The course of the fight in the UE illustrates the factors leading to split. The rise of a powerful anti-Stalinist opposition drove the CP toward dictatorial measures. It prepared for the expulsion of its opponents at the last UE convention. Without the intervention of the top leadership of the CIO, the situation in the UE might have festered for many months while the split was in preparation, marked by the expulsion of leading anti-Stalinists and locals as in the past. As the opposition increased in strength so would the CP have intensified its dictatorial methods.

But once Murray began to move against the CP, the Stalinist UE leadership decided upon a quick move in anticipation of a general split so that the UE might serve as the rallying center of all Stalinist forces. The action of the CIO convention served to speed up the inevitable split in the UE.
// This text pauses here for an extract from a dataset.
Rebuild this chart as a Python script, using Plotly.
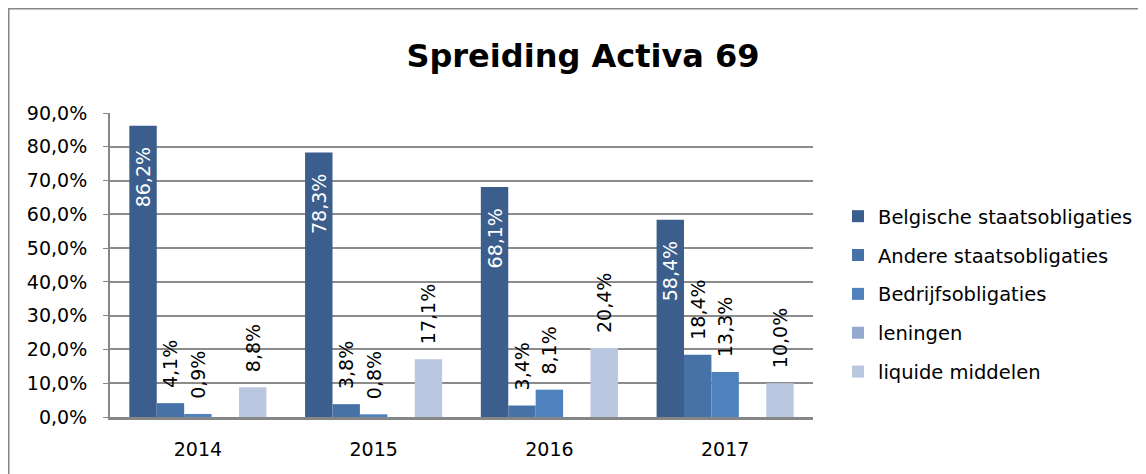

Aside from the question of Stalinism, the CIO continues as before the convention. Its political platform calls for the support of so-called “liberals” in the capitalist parties. Militants must continue to press for a policy of class independence – for the formation of an independent Labor Party based upon the unions. Despite their differences with the policies of the CIO leadership, they will of course fight as loyal members, of the CIO against the attempts of the Stalinists to tear it apart. In criticizing the methods employed by the CIO leadership in the fight against Stalinism, militants do so not to defend Stalinism but to preserve democracy at its maximum within the labor movement. The union movement cannot go forward without union democracy.